Reviews

Return of the “lonely voice”

Homing, by Henrietta Rose-Innes. Cape Town: Umuzi, 2010.

Henrietta Rose-Innes’s latest work brought to mind Frank O’Connor’s classic The Lonely Voice: A Study of the Short Story (1963), in which O’Connor insisted that the short story “began, and continues to function, as a private art intended to satisfy the standards of the individual, solitary, critical reader”.

I felt very alone while reading this collection of sad, disturbing, poignant stories, a feeling reinforced by the fact that Homing offers the reader a set of intensely private moments in the lives of its fascinating range of characters. Rose-Innes, an accomplished novelist (Shark’s Egg, 2000; The Rock Alphabet, 2004), has returned the short story to one of its natural homes: the small lives of mostly solitary people, so the title of her collection, and of the lead story, is apt.

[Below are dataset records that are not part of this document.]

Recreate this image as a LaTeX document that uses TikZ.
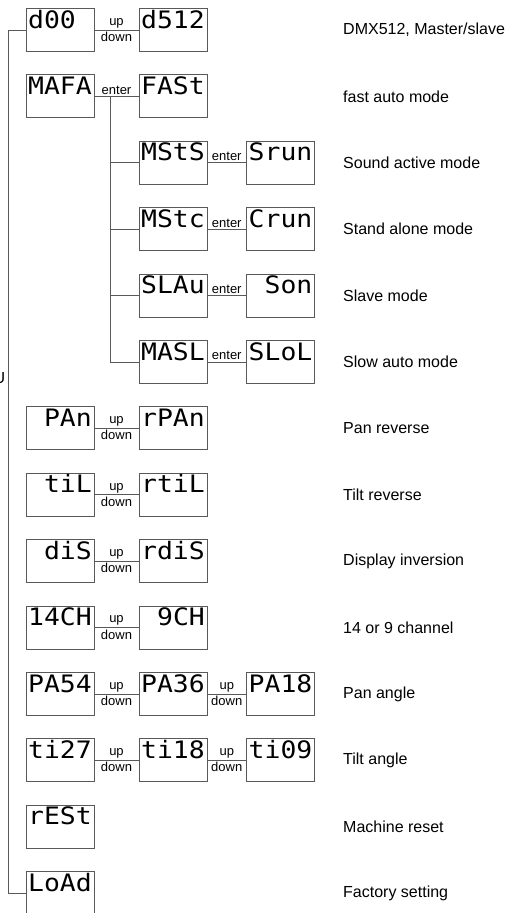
\documentclass[tikz,border=0pt]{standalone}
\usepackage{fontspec}
\setmainfont{Liberation Sans}
\newfontfamily\segfont[FakeStretch=1.1]{DejaVu Sans Mono}
\newcommand\segsp{\hphantom{0}}
\usetikzlibrary{positioning}

\begin{document}
\begin{tikzpicture}[x=1pt,y=-1pt,
  disp/.style={draw=black!65,line width=1pt,minimum width=68pt,minimum height=43pt,
    inner sep=2pt,text height=17.5pt,text depth=21.5pt,font=\segfont\fontsize{24}{24}\selectfont},
  key/.style={font=\fontsize{13}{13}\selectfont,inner sep=1.5pt},
  info/.style={anchor=west,inner sep=0pt,font=\fontsize{16}{16}\selectfont},
  wire/.style={draw=black!65,line width=1pt}]
\useasboundingbox (0,0) rectangle (509,913);

\node[disp] (d00) at (60,30) {d00\segsp};
\node[disp] (d512) at (173,30) {d512};
\node[disp] (mafa) at (60,96.4) {MAFA};
\node[disp] (fast) at (173,96.4) {FASt};
\node[disp] (msts) at (173,162.8) {MStS};
\node[disp] (srun) at (280.5,162.8) {Srun};
\node[disp] (mstc) at (173,229.2) {MStc};
\node[disp] (crun) at (280.5,229.2) {Crun};
\node[disp] (slau) at (173,295.6) {SLAu};
\node[disp] (son) at (280.5,295.6) {\segsp Son};
\node[disp] (masl) at (173,362) {MASL};
\node[disp] (slol) at (280.5,362) {SLoL};
\node[disp] (pan) at (60,428.4) {\segsp PAn};
\node[disp] (rpan) at (173,428.4) {rPAn};
\node[disp] (til) at (60,494.8) {\segsp tiL};
\node[disp] (rtil) at (173,494.8) {rtiL};
\node[disp] (dis) at (60,561.2) {\segsp diS};
\node[disp] (rdis) at (173,561.2) {rdiS};
\node[disp] (ch14) at (60,627.6) {14CH};
\node[disp] (ch9) at (173,627.6) {\segsp 9CH};
\node[disp] (pa54) at (60,694) {PA54};
\node[disp] (pa36) at (173,694) {PA36};
\node[disp] (pa18) at (280.5,694) {PA18};
\node[disp] (ti27) at (60,760.4) {ti27};
\node[disp] (ti18) at (173,760.4) {ti18};
\node[disp] (ti09) at (280.5,760.4) {ti09};
\node[disp] (rest) at (60,826.8) {rESt};
\node[disp] (load) at (60,893.2) {LoAd};

\node[anchor=east,inner sep=0pt,font=\fontsize{16}{16}\selectfont] (menu) at (5.5,378) {U};

\node[info] (i1) at (343,30) {DMX512, Master/slave};
\node[info] (i2) at (343,96.4) {fast auto mode};
\node[info] (i3) at (343,162.8) {Sound active mode};
\node[info] (i4) at (343,229.2) {Stand alone mode};
\node[info] (i5) at (343,295.6) {Slave mode};
\node[info] (i6) at (343,362) {Slow auto mode};
\node[info] (i7) at (343,428.4) {Pan reverse};
\node[info] (i8) at (343,494.8) {Tilt reverse};
\node[info] (i9) at (343,561.2) {Display inversion};
\node[info] (i10) at (343,627.6) {14 or 9 channel};
\node[info] (i11) at (343,694) {Pan angle};
\node[info] (i12) at (343,760.4) {Tilt angle};
\node[info] (i13) at (343,826.8) {Machine reset};
\node[info] (i14) at (343,893.2) {Factory setting};

\coordinate (trunk) at (8,30);
\coordinate (split) at (110,96.4);
\draw[wire] (d00.west) -- (trunk) |- (load.west);
\draw[wire] (split) |- (masl.west);
\draw[wire] (split |- msts.west) -- (msts.west);
\draw[wire] (split |- mstc.west) -- (mstc.west);
\draw[wire] (split |- slau.west) -- (slau.west);

\draw[wire] (mafa.east) -- node[key,above] {enter} (fast.west);
\draw[wire] (msts.east) -- node[key,above] {enter} (srun.west);
\draw[wire] (mstc.east) -- node[key,above] {enter} (crun.west);
\draw[wire] (slau.east) -- node[key,above] {enter} (son.west);
\draw[wire] (masl.east) -- node[key,above] {enter} (slol.west);

\draw[wire] (d00.east) -- node[key,above] {up} node[key,below] {down} (d512.west);
\draw[wire] (pan.east) -- node[key,above] {up} node[key,below] {down} (rpan.west);
\draw[wire] (til.east) -- node[key,above] {up} node[key,below] {down} (rtil.west);
\draw[wire] (dis.east) -- node[key,above] {up} node[key,below] {down} (rdis.west);
\draw[wire] (ch14.east) -- node[key,above] {up} node[key,below] {down} (ch9.west);
\draw[wire] (pa54.east) -- node[key,above] {up} node[key,below] {down} (pa36.west);
\draw[wire] (pa36.east) -- node[key,above] {up} node[key,below] {down} (pa18.west);
\draw[wire] (ti27.east) -- node[key,above] {up} node[key,below] {down} (ti18.west);
\draw[wire] (ti18.east) -- node[key,above] {up} node[key,below] {down} (ti09.west);
\end{tikzpicture}
\end{document}
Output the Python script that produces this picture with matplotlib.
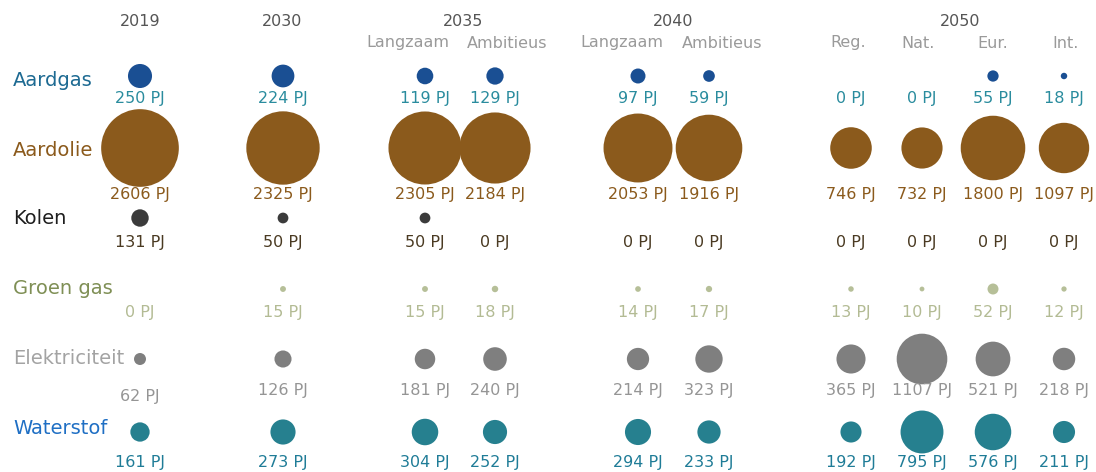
import numpy as np
import matplotlib.pyplot as plt

# data (PJ) per carrier, columns: 2019, 2030, 2035 L/A, 2040 L/A, 2050 Reg/Nat/Eur/Int
aardgas = [250, 224, 119, 129, 97, 59, 0, 0, 55, 18]
aardolie = [2606, 2325, 2305, 2184, 2053, 1916, 746, 732, 1800, 1097]
kolen = [131, 50, 50, 0, 0, 0, 0, 0, 0, 0]
groen_gas = [0, 15, 15, 18, 14, 17, 13, 10, 52, 12]
elektriciteit = [62, 126, 181, 240, 214, 323, 365, 1107, 521, 218]
waterstof = [161, 273, 304, 252, 294, 233, 192, 795, 576, 211]

rows = ["Aardgas", "Aardolie", "Kolen", "Groen gas", "Elektriciteit", "Waterstof"]
values = [aardgas, aardolie, kolen, groen_gas, elektriciteit, waterstof]

years = ["2019", "2030", "2035", "2040", "2050"]
sub_labels = ["Langzaam", "Ambitieus", "Langzaam", "Ambitieus",
              "Reg.", "Nat.", "Eur.", "Int."]

# layout (pixel coordinates)
col_x = [140, 283, 425, 495, 638, 709, 851, 922, 993, 1064]
year_x = [140, 282, 463, 673, 960]
sub_x = [408, 507, 622, 722, 848, 918, 993, 1066]
row_y = [76, 148, 218, 289, 359, 432]
name_y = [81, 151, 219, 289, 358, 428]
label_y = [98, 195, 243, 313, 391, 463]

name_colors = ["#1d6a92", "#8b5a1c", "#1e1e1e", "#7f8f55", "#a3a3a3", "#1f6fc4"]
dot_colors = ["#1a4f93", "#8b5a1c", "#3b3b3b", "#b6bf98", "#7f7f7f", "#26808f"]
val_colors = ["#2a8c9e", "#8b5a1c", "#4a3a22", "#b3bb94", "#959595", "#1f7c97"]

plt.rcParams['font.family'] = ['DejaVu Sans']

fig = plt.figure(figsize=(10.96, 4.72), dpi=100)
ax = fig.add_axes([0, 0, 1, 1])
ax.set_xlim(0, 1096)
ax.set_ylim(472, 0)
ax.axis("off")

for x, yr in zip(year_x, years):
    ax.text(x, 22, yr, ha="center", va="center", fontsize=11.5, color="#555555")
for x, s in zip(sub_x, sub_labels):
    ax.text(x, 43, s, ha="center", va="center", fontsize=11.5, color="#9a9a9a")

for i, (name, vals) in enumerate(zip(rows, values)):
    ax.text(13, name_y[i], name, ha="left", va="center", fontsize=14,
            color=name_colors[i])
    v = np.array(vals, dtype=float)
    ax.scatter(col_x, [row_y[i]] * len(col_x), s=v * 1.2, color=dot_colors[i],
               linewidths=0, zorder=2)
    for j, val in enumerate(vals):
        ly = label_y[i]
        if name == "Elektriciteit" and j == 0:
            ly += 6
        ax.text(col_x[j], ly, f"{val} PJ", ha="center", va="center",
                fontsize=11.5, color=val_colors[i])

fig.savefig("out.png", dpi=100)
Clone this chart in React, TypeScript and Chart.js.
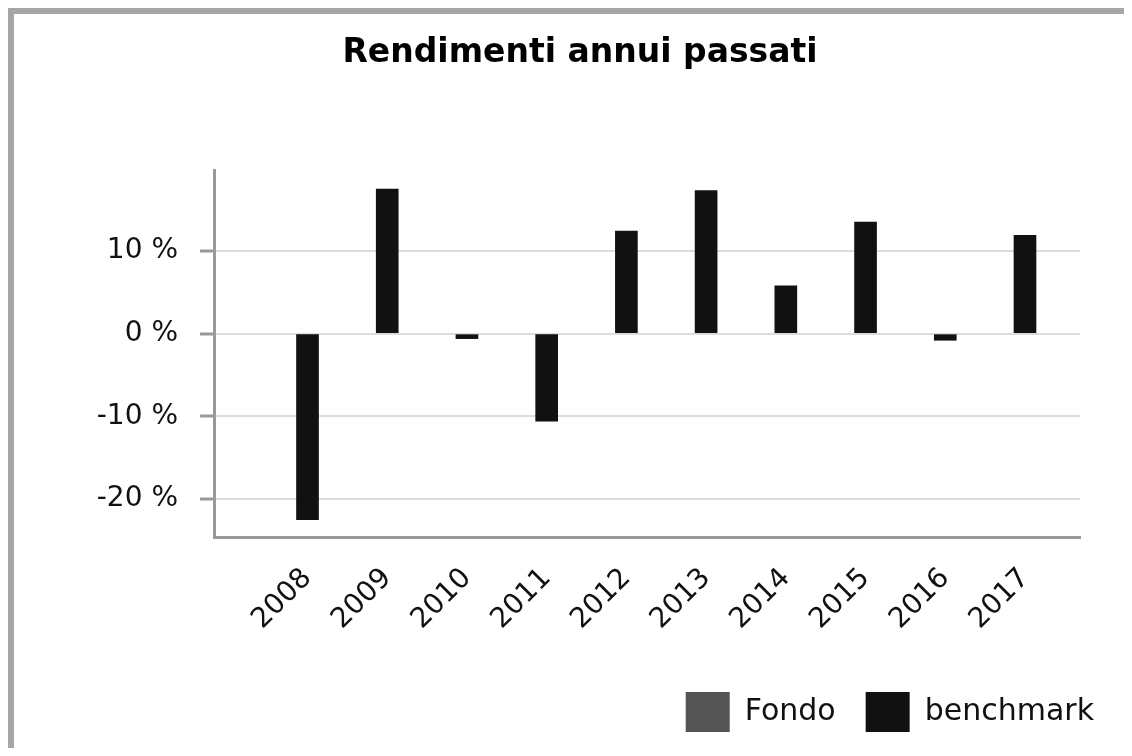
import React, { useEffect, useRef } from 'react';
import { Chart, registerables } from 'chart.js';

Chart.register(...registerables);

const chartTitle = 'Rendimenti annui passati';
const years = [2008, 2009, 2010, 2011, 2012, 2013, 2014, 2015, 2016, 2017];
const seriesNames = ['Fondo', 'benchmark'];
const fondo: (number | null)[] = [null, null, null, null, null, null, null, null, null, null];
const benchmark = [-22.5, 17.5, -0.6, -10.6, 12.4, 17.3, 5.8, 13.5, -0.8, 11.9];
const yTickValues = [-20, -10, 0, 10];

const FONT = 'DejaVu Sans';

export default function App() {
  const canvasRef = useRef<HTMLCanvasElement | null>(null);

  useEffect(() => {
    if (!canvasRef.current) return;
    Chart.defaults.font.family = FONT;
    const chart = new Chart(canvasRef.current, {
      type: 'bar',
      data: {
        labels: years,
        datasets: [
          {
            label: seriesNames[0],
            data: fondo,
            backgroundColor: '#555555',
            borderWidth: 0,
            barThickness: 22,
            grouped: false,
          },
          {
            label: seriesNames[1],
            data: benchmark,
            backgroundColor: '#111111',
            borderWidth: 0,
            barThickness: 22,
            grouped: false,
          },
        ],
      },
      options: {
        animation: false,
        responsive: true,
        maintainAspectRatio: false,
        layout: { padding: { left: 22, right: 0, top: 0, bottom: 0 } },
        plugins: {
          title: {
            display: true,
            text: chartTitle,
            color: '#000',
            font: { family: FONT, size: 33, weight: 'bold' },
            padding: { top: 20, bottom: 96.4 },
          },
          legend: {
            position: 'bottom',
            align: 'end',
            labels: {
              boxWidth: 44,
              boxHeight: 40,
              padding: 30,
              color: '#111',
              font: { family: FONT, size: 30 },
            },
          },
          tooltip: { enabled: false },
        },
        scales: {
          x: {
            type: 'linear',
            offset: false,
            min: 2006.827,
            max: 2017.69,
            grid: { display: false, drawTicks: false, offset: false },
            border: { display: true, color: '#999', width: 3 },
            afterBuildTicks: (axis: any) => {
              axis.ticks = years.map((v) => ({ value: v }));
            },
            afterFit: (axis: any) => {
              axis.height = 125;
            },
            ticks: {
              autoSkip: false,
              minRotation: 45,
              maxRotation: 45,
              padding: 25,
              color: '#111',
              font: { family: FONT, size: 28 },
              callback: (v: any) => String(v),
            },
          },
          y: {
            type: 'linear',
            min: -24.6,
            max: 19.8,
            afterBuildTicks: (axis: any) => {
              axis.ticks = yTickValues.map((v) => ({ value: v }));
            },
            afterFit: (axis: any) => {
              axis.width = 178;
            },
            grid: {
              color: '#dcdcdc',
              lineWidth: 2,
              drawTicks: true,
              tickLength: 14,
              tickColor: '#999',
              tickWidth: 3,
            },
            border: { display: true, color: '#999', width: 3 },
            ticks: {
              padding: 22,
              color: '#111',
              font: { family: FONT, size: 28 },
              callback: (v: any) => v + ' %',
            },
          },
          yRight: {
            type: 'linear',
            position: 'right',
            display: true,
            grid: { display: false, drawTicks: false },
            border: { display: false },
            ticks: { display: false },
            afterFit: (axis: any) => {
              axis.width = 44;
            },
          },
        },
      } as any,
    });
    return () => chart.destroy();
  }, []);

  return (
    <div
      style={{
        borderTop: '6px solid #a6a6a6',
        borderLeft: '6px solid #a6a6a6',
        height: 734,
        width: 'calc(100% + 8px)',
        overflow: 'hidden',
        background: '#fff',
      }}
    >
      <div style={{ position: 'relative', width: 1110, height: 728 }}>
        <canvas ref={canvasRef} />
      </div>
    </div>
  );
}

Short story collections position themselves on a continuum from short story cycle (stories linked thematically and often geographically) to a gathering of unrelated items. Homing tends towards the second of these extremes: it immerses the reader in a wide array of character-types, settings and themes – to powerful and lingering effect.

The title story concerns the lives of an aging couple whose quiet suburban home is encroached on, to the point of obliteration, by the development across the road of a modern hotel complex in the place of what was for so long an old-age home. In a complex impulse born of despair and longing, the woman, Nona, spends a secret night in one of the hotel rooms, and looks across at her house and husband as other guests at the hotel might well have done. She returns the next day, somewhat earlier than either of them expected, and the two resume their routine. Ray has been fretful that the pigeons that usually visit for a feed have been absent:

And so they reclined, Nona and Ray, their backs to the new hotel, saying a few quiet words to each other off and on. They watched the road and then the sky, and then the road again. That old road: altered but familiar, stolen from them and yet still theirs. Waiting, in that changing and mysterious light, for the birds to find their way. (23)

Rose-Innes is a consummate practitioner of the short story craft: there is perfect economy of description and action, the characters are few and are drawn sparingly, and there is an abundance of space and silence to be filled by the reader.

Whereas “Homing” tends towards the traditional (in the best possible sense), the very next story, “Work in Progress”, is all edgy self-consciousness. The unnamed first-person narrator, an aspirant young woman author, visits the apartment of an older male writer and encounters there not the man himself, but his freshly abused (ex-) mistress. The exchange between the young and untested woman and the older and beyond-it-all one is a study in the eloquence of silence and gesture. We don’t really get to meet the writer, as the young woman decides to leave before he makes an appearance, but his character is strikingly etched into the carnage that he makes of his life.

“The Unknown Soldier” is something entirely different again: Callum is left by his mother each Saturday at the local library for five long hours while she goes off to the gym, to have lunch with her friends, and to do her nails. The young boy’s boring routine is broken by a violent intrusion of a distinctively South African sort: a bleeding fugitive on the run from two thugs is assisted by the young Callum in the library. The interlude slips surreally into the otherwise unremarkable life that he leads. Making this convincing is not easy, but Rose-Innes creates just the right atmosphere of dreamlike horror.

A masterpiece is “Porcelain”, which deals with the relationship between two elderly aunts and their young niece, whose mother (Celia, the young sister of the family) suffered from years of bipolar disorder and ultimately took her own life. Rose-Innes’s description of the illness is a remarkable blend of the poetic and the incisively accurate: “And in the city, with its late nights and loud days, its electric light and shadow, Celia had started to separate. Her highs had become towering, her lows abysmal, until there’d been little left in between. Gradually she’d got lost in the troughs and ridges, the heavy waves of her illness – an illness that had probably always been in her, but that her sisters had not recognised until Celia was far, far out on a dark sea” (80–81).

As I observed earlier, the collection is widely diverse rather than homogeneous, but Homing is admirably consistent in quality, with hardly a story dipping below the standard set by the opening few. Rose-Innes draws her miscellany of characters convincingly and with just the right balance between compassion and detachment.

Comments

Hecate says:

“Work in Progress” is one of the best short stories, by anyone, I’ve ever read. It is what is not said, left out, that makes it so powerful.